Rice, Kerry and Hagel have been among the names mentioned as possible nominees to replace Clinton.
The Middle East wasn’t the only issue that followed Obama to Asia. The “fiscal cliff” – a potential year-end whammy of tax increases and spending cuts that could affect the U.S. and world economy if Congress and the White House don’t reach a deficit reduction agreement deal by the new year – dogged Obama on his tour. Between meetings and events in Asia, Obama made fiscal cliff-related calls to investor Warren Buffet and JPMorgan Chase CEO Jamie Dimon.
Obama apparently even talked fiscal cliff with a monk while touring a temple in Thailand over the weekend.
“Yes,” the president told the monk, “we’re working on this budget, we’re going to need a lot of prayers for that.”
Obama appeared to make little headway on economic or regional issues at the East Asia Summit, especially on tensions between Japan, The Philippines and Vietnam with China over the South China Sea.
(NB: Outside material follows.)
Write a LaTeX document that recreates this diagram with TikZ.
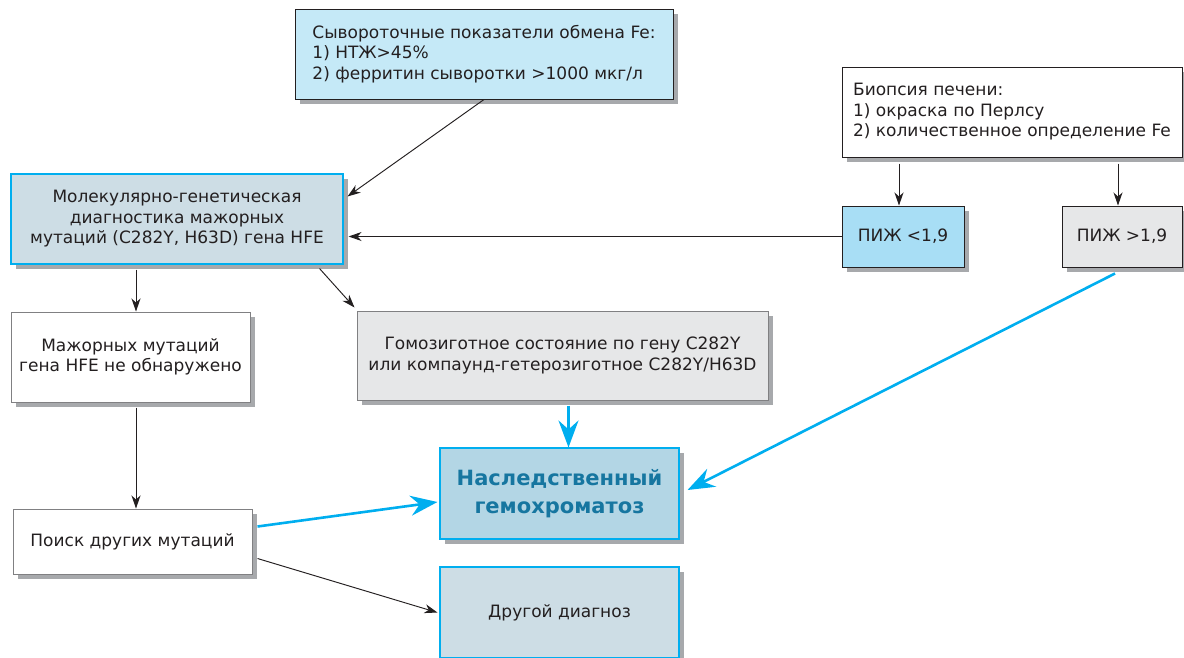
\documentclass[tikz,border=0pt]{standalone}
\usepackage{fontspec}
\setmainfont{DejaVu Sans}
\usetikzlibrary{calc,shadows,arrows.meta}

\definecolor{ink}{RGB}{35,31,32}
\definecolor{frame}{RGB}{128,128,130}
\definecolor{cyanline}{RGB}{0,174,239}
\definecolor{shade}{RGB}{167,169,172}
\definecolor{paleblue}{RGB}{197,233,247}
\definecolor{skyblue}{RGB}{168,222,245}
\definecolor{steelpale}{RGB}{205,221,229}
\definecolor{steelblue}{RGB}{179,214,229}
\definecolor{palegray}{RGB}{230,231,232}
\definecolor{headblue}{RGB}{22,118,160}

\begin{document}
\begin{tikzpicture}[x=1pt, y=-1pt, font=\fontsize{17}{20.5}\selectfont, text=ink,
  box/.style={draw=ink, line width=1pt, inner sep=0pt, align=center,
    drop shadow={shadow xshift=5pt, shadow yshift=-5pt, fill=shade, opacity=1}},
  graybox/.style={box, draw=frame},
  cyanbox/.style={box, draw=cyanline, line width=1.1pt},
  arr/.style={draw=ink, line width=0.95pt, -{Stealth[length=13pt, width=9pt, inset=4pt]}},
  bluearr/.style={draw=cyanline, line width=2.6pt, -{Stealth[length=27pt, width=20pt, inset=9pt]}}]
  \useasboundingbox (0,0) rectangle (1184,657);

  % boxes
  \node[box, fill=paleblue, align=left, minimum width=378, minimum height=90] (serum) at (484,54)
    {Сывороточные показатели обмена Fe:\\1) НТЖ>45\%\\2) ферритин сыворотки >1000 мкг/л};
  \node[box, fill=white, align=left, minimum width=340, minimum height=90] (biopsy) at (1012,112)
    {Биопсия печени:\\1) окраска по Перлсу\\2) количественное определение Fe};
  \node[cyanbox, fill=steelpale, minimum width=332, minimum height=90] (molgen) at (177,219)
    {Молекулярно-генетическая\\диагностика мажорных\\мутаций (C282Y, H63D) гена HFE};
  \node[box, fill=skyblue, minimum width=122, minimum height=61] (lowidx) at (903,236.5) {ПИЖ <1,9};
  \node[box, fill=palegray, minimum width=120, minimum height=61] (highidx) at (1122,236.5) {ПИЖ >1,9};
  \node[graybox, fill=white, minimum width=239, minimum height=90] (nomut) at (130.5,357)
    {Мажорных мутаций\\гена HFE не обнаружено};
  \node[graybox, fill=palegray, minimum width=411, minimum height=89] (homo) at (562.5,355.5)
    {Гомозиготное состояние по гену C282Y\\или компаунд-гетерозиготное C282Y/H63D};
  \node[graybox, fill=white, minimum width=239, minimum height=65] (search) at (132.5,541.5)
    {Поиск других мутаций};
  \node[cyanbox, fill=steelblue, minimum width=239, minimum height=91, text=headblue,
    font=\fontsize{21}{28}\selectfont\bfseries] (hemo) at (559.5,493.5)
    {Наследственный\\гемохроматоз};
  \node[cyanbox, fill=steelpale, minimum width=239, minimum height=91] (other) at (559.5,612.5)
    {Другой диагноз};

  % black arrows
  \draw[arr] (serum.south) -- ($(molgen.north east)+(4,23)$);
  \foreach \idx in {lowidx, highidx}
    \draw[arr] ($(biopsy.south -| \idx.north)+(-4,6)$) -- ($(\idx.north)+(-4,0)$);
  \draw[arr] (lowidx.west) -- ($(lowidx.west -| molgen.east)+(5,0)$);
  \draw[arr] ($(molgen.south)+(-41,5)$) -- ($(nomut.north)+(5.5,0)$);
  \draw[arr] ($(molgen.south east)+(-24,4)$) -- ($(homo.north west)+(-2,-3)$);
  \draw[arr] ($(nomut.south)+(5.5,5)$) -- ($(search.north)+(3.5,0)$);
  \draw[arr] ($(search.east)+(5,17)$) -- ($(other.west)+(-2,0)$);

  % blue arrows
  \draw[bluearr] ($(homo.south)+(6,5)$) -- ($(hemo.north)+(9,0)$);
  \draw[bluearr] ($(highidx.south)+(-7,6)$) -- ($(hemo.east)+(8,-3.5)$);
  \draw[bluearr] ($(search.east)+(5,-15)$) -- ($(hemo.west)+(-2,8.5)$);
\end{tikzpicture}
\end{document}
“I think he (Obama) generally accomplished what he sought to do, although the summit was kind of a disaster, in that it resolved nothing and ended in acrimony,” said Joshua Kurlantzick, a Southeast Asia fellow at the Council on Foreign Relations. “I don’t think he allayed any of China’s concerns, nor did China allay any of the countries’ in the region’s concerns. It’s a stalemate right now . . . and it’s unlikely China’s going to give way on the (South China Sea).”